His 121 strikeouts were astounding, but plenty of closers finished the year with 60+ Ks, and it’s not that hard to make up the other 40-60 strikeouts by picking up 8-10 good starting pitching options over the standard 22-26-week fantasy season.
His 1.01 ERA and 0.65 WHIP were downright dominating, but their impact was limited by the 62.2 innings he threw. Our handy ERA Conversion Table lets you look at what that 1.01 ERA would equate to over different innings pitched, and Kimbrel’s performance was worth as much as a starting pitcher with a 2.93 ERA over 180 innings, a 3.08 ERA over 210 innings, or a 3.18 ERA over 240 innings.
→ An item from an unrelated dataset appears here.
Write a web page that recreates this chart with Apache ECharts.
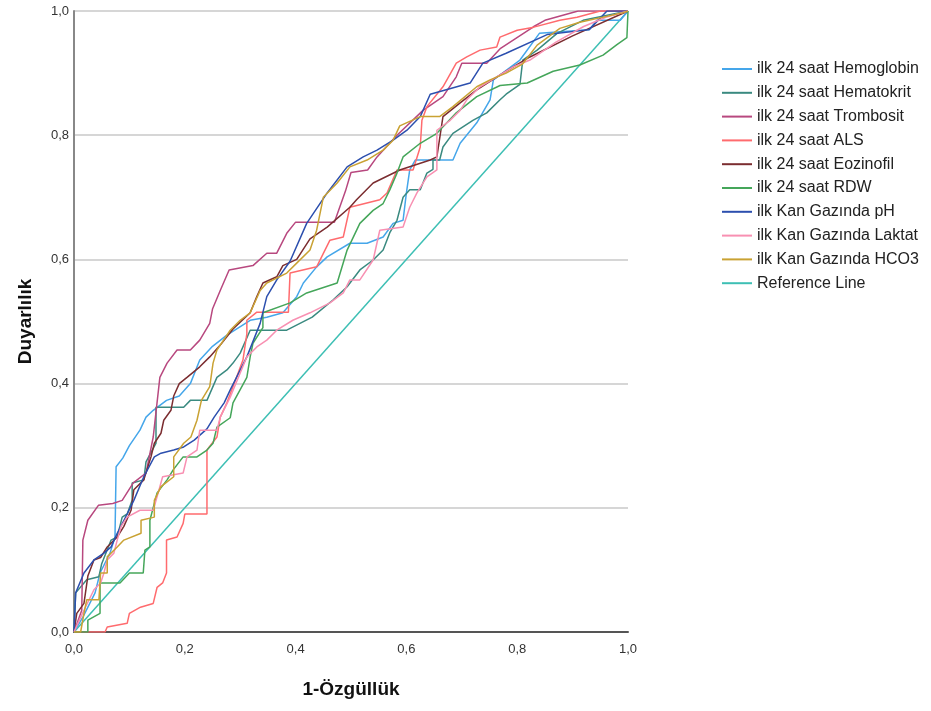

There’s no doubt all of those rates are hugely valuable, but it’s not like his ERA equivalents are unheard of by starting pitcher standards. Last year there were nine starters who posted an ERA of 3.08 or better in at least 210 innings.
At a Glance
Strengths: SV, K, ERA, WHIP, K/9, OBA
Neutral: W, IP
Best-case scenario: repeat of 2012
Likely scenario: better than Jonathan Papelbon (PHI), Jason Motte (STL), Joe Nathan (TEX)
Worst-case scenario: repeat of 2011
Craig Kimbrel 2013 Fantasy Projection
It’s not Kimbrel’s fault that he only pitches 60-70 innings, and it’s not our fault that we value him so low. The math tells us exactly how much value his ERA and WHIP bring, and fantasy baseball is a numbers game, pure and simple.
Despite being the dominant pitcher he is, it’ll be tough — almost impossible — to replicate his 1.01 ERA and 0.65 WHIP next year. Our projected 1.44 and 0.79 marks are doable for a player of his caliber, though, and you’ll notice he’ll only need a 3.63 BB/9 and .133 OBA to reach that WHIP. Maybe you think those are conservative projection, and maybe they are, but I feel comfortable with them.
When you draft Kimbrel depends a lot on your draft and team management philosophies. Some people are more active during the season than others and can pick up closers easily as the season progresses. Some people don’t operate that way and need to pursue reliable closing options to shore up the game’s most volatile fantasy category (saves). If you fall into the latter, go get your man around pick 60-75. His value won’t fall very short of that, and it’s a totally defensible pick. Just make sure you’re not an active manager who can find saves yet you find yourself drafting Kimbrel that early. Know your strengths and play to them.
Kimbrel is in his prime and he’s the surest bet I can imagine as far as relievers go, so I say go ahead and target him. In deep leagues (16+ teams or NL-only) I’d actually be a little more aggressive when drafting Kimbrel because there aren’t a lot of stable closing situations around the league and there aren’t enough closers for each team to get two. If you get Kimbrel you can either fortify saves with a mid-to-low-tier option like Greg Holland or wait to see what develops for teams like Minnesota or the New York Mets.